Thank you. So the inquiry level support on the ranges that we're getting in the 40,000 to 50,000 for the industry for this year and next year.

Operator

Operator

[Operator Instructions] The next question comes from Gordon Johnson at GLJ. Please go ahead.

Gordon Johnson

Analyst

Thanks for taking the question. So, the book-to-bill is so strong at 1.7 times versus two times last quarter and it's clear, you guys are guiding margins production strong. Would you say, some of that guidance is due to higher, I guess, the ability to pass-through higher prices or would you say it's due to lower costs or a combination of both? And then, with respect to steel prices retreating, can you talk a little bit about what kind of price levels you expect maybe in the second half or maybe in the third quarter with respect to those prices falling?

Jean Savage

Analyst

Sure. I'll go ahead and start and let Eric jump in. So, we're looking at the second half. We are seeing the improvements come through in manufacturing. Some of the efficiencies, automation and other thing. So, that has definitely helped them, but it's a combination of that plus a stronger pricing environment for us based off of where we are in this cycle. Steel prices, they have come down a little. We're nowhere near where we were pre-pandemic yet, so not expecting to get to the pre-pandemic levels anytime soon, but see a gradual reduction in those prices.

Gordon Johnson

Analyst

And then if I could, just a quick follow-up, I mean, clearly as one person mentioned there's some cross currents in the economy, but you guys are guiding to strength, clearly higher EPS. If indeed we do go into a modest to aggressive recession, I guess, maybe this question we've answered, but how confident are you in that book-to-bill. Thank you for the questions.

Jean Savage

Analyst

Yes.
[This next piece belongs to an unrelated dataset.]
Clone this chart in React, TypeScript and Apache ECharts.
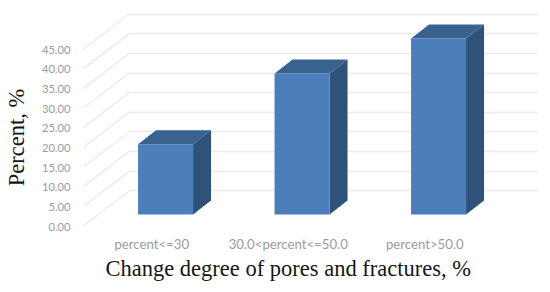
import React, { useEffect, useRef } from "react";
import * as echarts from "echarts";

const categories = ["percent<=30", "30.0<percent<=50.0", "percent>50.0"];
const percentValues = [17.9, 35.9, 44.8];
const yTicks = [0, 5, 10, 15, 20, 25, 30, 35, 40, 45];
const xTitle = "Change degree of pores and fractures, %";
const yTitle = "Percent, %";

const FLOOR_DX = 45.6;
const FLOOR_DY = -35;
const BAR_OFFSET_X = 13.8;
const BAR_OFFSET_Y = -11.4;
const BAR_W = 55;
const DEPTH_X = 18;
const DEPTH_Y = -14;

export default function App() {
  const ref = useRef<HTMLDivElement>(null);
  useEffect(() => {
    document.body.style.margin = "0";
    const chart = echarts.init(ref.current!, null, { renderer: "svg" });
    const tickLabel = { color: "#9c9c9c", fontFamily: "Lato" };
    const serifName = { color: "#151515", fontFamily: "Liberation Serif", fontSize: 22.5 };
    chart.setOption({
      animation: false,
      backgroundColor: "#ffffff",
      grid: [
        { left: 128.5, width: 409.5, top: 14, height: 176.5, outerBoundsMode: "none" },
        { left: 83.5, width: 409.5, top: 49, height: 177, outerBoundsMode: "none" },
      ],
      xAxis: [
        { type: "category", gridIndex: 0, data: categories, axisLine: { show: false }, axisTick: { show: false }, axisLabel: { show: false }, splitLine: { show: false } },
        {
          type: "category", gridIndex: 1, data: categories,
          axisLine: { show: false }, axisTick: { show: false }, splitLine: { show: false },
          axisLabel: { ...tickLabel, fontSize: 13.2, margin: 11, interval: 0 },
          name: xTitle, nameLocation: "middle", nameGap: 31, nameTextStyle: serifName,
        },
      ],
      yAxis: [
        {
          type: "value", gridIndex: 0, min: 0, max: 45, interval: 5,
          axisLine: { show: false }, axisTick: { show: false }, axisLabel: { show: false },
          splitLine: { show: true, lineStyle: { color: "#ebebeb", width: 1.4 } },
        },
        {
          type: "value", gridIndex: 1, min: 0, max: 45, interval: 5,
          axisLine: { show: false }, axisTick: { show: false }, splitLine: { show: false },
          axisLabel: { ...tickLabel, fontSize: 11.2, margin: 13, formatter: (v: number) => v.toFixed(2) },
          name: yTitle, nameLocation: "middle", nameGap: 56, nameRotate: 90, nameTextStyle: serifName,
        },
      ],
      series: [
        {
          type: "custom", xAxisIndex: 1, yAxisIndex: 1, clip: false, silent: true,
          data: yTicks.map((t) => [0, t]),
          renderItem: (_p: any, api: any) => {
            const c = api.coord([0, api.value(1)]);
            const x0 = c[0] - api.size([1, 0])[0] / 2;
            return {
              type: "line",
              shape: { x1: x0, y1: c[1], x2: x0 + FLOOR_DX, y2: c[1] + FLOOR_DY },
              style: { stroke: "#ebebeb", lineWidth: 1.4 },
            };
          },
        },
        {
          type: "custom", xAxisIndex: 1, yAxisIndex: 1, clip: false, silent: true,
          data: percentValues.map((v, i) => [i, v]),
          renderItem: (_p: any, api: any) => {
            const top = api.coord([api.value(0), api.value(1)]);
            const bottom = api.coord([api.value(0), 0]);
            const l = top[0] + BAR_OFFSET_X - BAR_W / 2;
            const r = l + BAR_W;
            const t = top[1] + BAR_OFFSET_Y;
            const b = bottom[1] + BAR_OFFSET_Y;
            return {
              type: "group",
              children: [
                { type: "polygon", shape: { points: [[r, t], [r + DEPTH_X, t + DEPTH_Y], [r + DEPTH_X, b + DEPTH_Y], [r, b]] }, style: { fill: "#2f5279" } },
                { type: "polygon", shape: { points: [[l, t], [l + DEPTH_X, t + DEPTH_Y], [r + DEPTH_X, t + DEPTH_Y], [r, t]] }, style: { fill: "#3a6291" } },
                { type: "rect", shape: { x: l, y: t, width: BAR_W, height: b - t }, style: { fill: "#4b7ebb" } },
              ],
            };
          },
        },
      ],
    });
    return () => chart.dispose();
  }, []);
  return <div ref={ref} style={{ width: 550, height: 292 }} />;
}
So, when you look at our backlog, we have about a year sitting there. So from June till next June, we've already got orders in place to be able to handle that with a pricing from last - we can't predict everything. But based off of what we see today, we should be able to continue to have the efficiency improvements. We've got the volume set. So it's just running and doing what we expect to do or perform in our facilities.

Operator

Operator

And, ladies and gentlemen, this concludes our question-and-answer session. I'd like to turn the conference back over to, Jean Savage, for any closing remarks.

Jean Savage

Analyst

Well, thank you, everyone, for joining us this morning. As you can tell, we're very pleased with the progress we continue to make towards our goals to optimize returns in this business. Additionally, from our perspective, we see the current supply/demand dynamics for railcars to remain strong despite what has been a more volatile year for headline and financial markets. With that, we hope you have a great day and thank you again.

Operator

Operator

Thank you. This concludes today's conference call. We thank you all for attending today's presentation. You may now disconnect your lines and have a wonderful day.